Almost 10% of S&P 500 is down over the past three years
Yesterday we looked at technology companies with large setbacks, but it got us to go deeper and the equity destruction is quite big when you broaden the lens. In the S&P 500 there are now 43 companies with a drawdown larger than 30% over the past 200 days and that are down on a total return basis over the past three years. As the table below shows there are some quite big names on that list such as Walt Disney, Comcast, Citigroup, PayPal, Starbucks, General Electric, Netflix, Boeing, Ecolab, and Illumina.

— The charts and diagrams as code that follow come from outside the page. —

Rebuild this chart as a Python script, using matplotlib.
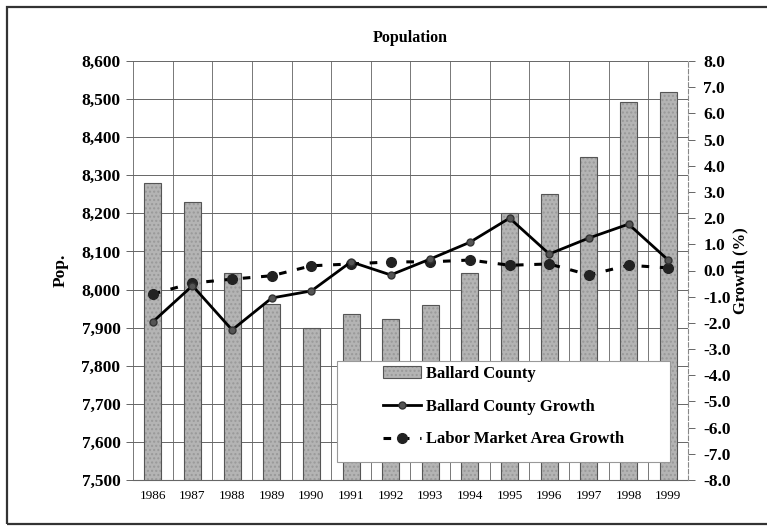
import numpy as np
import matplotlib
matplotlib.use("Agg")
import matplotlib.pyplot as plt
from matplotlib.patches import Rectangle

plt.rcParams["font.family"] = ["Liberation Serif", "DejaVu Serif"]

years = ["1986", "1987", "1988", "1989", "1990", "1991", "1992",
         "1993", "1994", "1995", "1996", "1997", "1998", "1999"]
pop = [8280, 8230, 8044, 7962, 7900, 7936, 7923,
       7960, 8044, 8201, 8250, 8348, 8492, 8519]
county_growth = [-1.96, -0.58, -2.27, -1.05, -0.78, 0.33, -0.17,
                 0.44, 1.08, 2.0, 0.63, 1.24, 1.77, 0.4]
lma_growth = [-0.9, -0.48, -0.33, -0.2, 0.18, 0.25, 0.33,
              0.33, 0.4, 0.2, 0.25, -0.17, 0.2, 0.1]
pop_ticks = list(range(7500, 8601, 100))
growth_ticks = [float(v) for v in range(-8, 9)]

W, H = 767, 527
fig = plt.figure(figsize=(W / 100, H / 100), dpi=100)
fig.patch.set_facecolor("white")
fig.add_artist(Rectangle((7 / W, 3 / H), 1.0, 1 - 10 / H, transform=fig.transFigure,
                         fill=False, ec="#333333", lw=1.6))

AX_L, AX_R, AX_T, AX_B = 133, 688, 61, 480
ax = fig.add_axes([AX_L / W, 1 - AX_B / H, (AX_R - AX_L) / W, (AX_B - AX_T) / H])
x = np.arange(len(years))
bars = ax.bar(x, pop, width=0.43, color="#b4b4b4", edgecolor="#555555", lw=0.8,
              hatch="....", zorder=2, label="Ballard County")
for b in bars:
    b._hatch_color = (0.6, 0.6, 0.6, 1.0)
ax.set_xlim(-0.5, len(years) - 0.5)
ax.set_ylim(7500, 8600)
ax.set_yticks(pop_ticks)
ax.set_yticklabels([f"{v:,}" for v in pop_ticks], fontsize=12.5, fontweight="bold")
ax.set_xticks(x)
ax.set_xticklabels(years, fontsize=9.5)
ax.set_xticks(np.arange(-0.5, len(years), 1), minor=True)
ax.grid(True, which="minor", axis="x", color="#777777", lw=0.7, zorder=0)
ax.grid(True, which="major", axis="y", color="#666666", lw=0.7, zorder=0)
ax.tick_params(axis="x", which="both", length=0, pad=7)
ax.tick_params(axis="y", length=5, width=0.7, color="#666666", pad=4)
for s in ["top", "right", "left"]:
    ax.spines[s].set_visible(False)
ax.spines["bottom"].set_color("#666666")
ax.set_ylabel("Pop.", fontsize=12.5, fontweight="bold", labelpad=9)
ax.set_title("Population", fontsize=11.5, fontweight="bold", pad=14)

ax2 = ax.twinx()
ax2.set_ylim(-8, 8)
ax2.set_yticks(growth_ticks)
ax2.set_yticklabels([f"{v:.1f}" for v in growth_ticks], fontsize=12.5, fontweight="bold")
ax2.tick_params(axis="y", length=5, width=0.7, color="#666666", pad=6)
for s in ["top", "left", "bottom"]:
    ax2.spines[s].set_visible(False)
ax2.spines["right"].set_color("#888888")
ax2.spines["right"].set_linestyle((0, (4, 2)))
l1, = ax2.plot(x, county_growth, "-", color="black", lw=2, marker="o", ms=5,
               mfc="#555555", mec="#333333", zorder=4, label="Ballard County Growth")
l2, = ax2.plot(x, lma_growth, color="black", lw=2.2, ls=(0, (2.5, 3.5)), marker="o", ms=7,
               mfc="#222222", mec="#222222", zorder=3, label="Labor Market Area Growth")
ax2.set_ylabel("Growth (%)", fontsize=12, fontweight="bold", labelpad=1)

# legend box (white panel drawn separately, entries placed inside with a wide left margin)
def ax_frac(px, py):
    return (px - AX_L) / (AX_R - AX_L), (AX_B - py) / (AX_B - AX_T)
bx0, by0 = ax_frac(337, 462)
bx1, by1 = ax_frac(670, 361)
ax2.add_patch(Rectangle((bx0, by0), bx1 - bx0, by1 - by0, transform=ax2.transAxes,
                        facecolor="white", edgecolor="#999999", lw=0.8, zorder=9))
lx, ly = ax_frac(383, 366)
leg = ax2.legend([bars, l1, l2], ["Ballard County", "Ballard County Growth",
                                   "Labor Market Area Growth"],
                 loc="upper left", bbox_to_anchor=(lx, ly),
                 prop={"weight": "bold", "size": 12}, frameon=False,
                 handlelength=2.3, handletextpad=0.3, labelspacing=1.0,
                 borderpad=0, borderaxespad=0)
leg.set_zorder(10)

fig.savefig("out.png", dpi=100, facecolor="white")
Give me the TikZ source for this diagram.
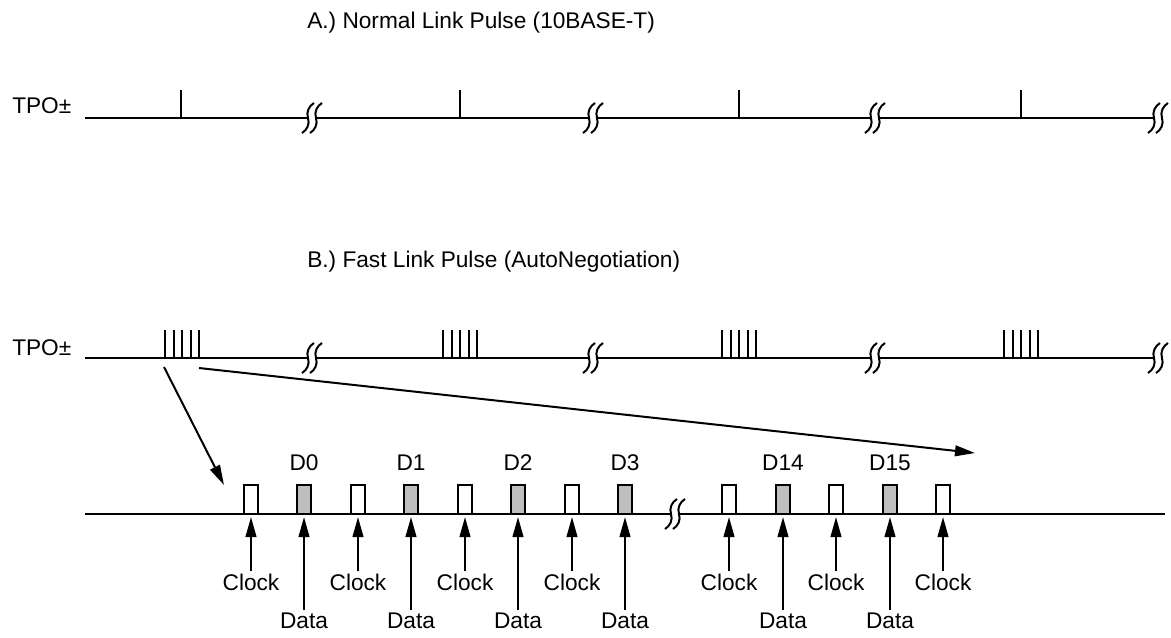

As long as financial conditions and interest rates move higher we remain defensive on equities and will continue to argue that investors need commodities to balance their portfolios. We have described in several equity notes that the period 1968-1982 was very bad for equities in real terms due to inflation. Time will tell whether we get an equally long period with zero real rate returns for equities, given the factors such as urbanization, green transformation (ESG), decade of underinvestment in the physical world, and deglobalization of supply chains to pandemic and lately Chinese Covid-lockdowns, inflation will remain high (3-5%). Forces the cost of capital higher and thus equity valuations down. While US equities have still delivered 40% real return since early 2019 the real returns are eroding fast at these inflation levels. Today’s core CPI m/m print at 0.6% is suggesting inflation will remain elevated for quite some time eating into returns. For bonds the situation looks even more grim (see chart below) and investors are basically losing out on everything except for cash and commodities.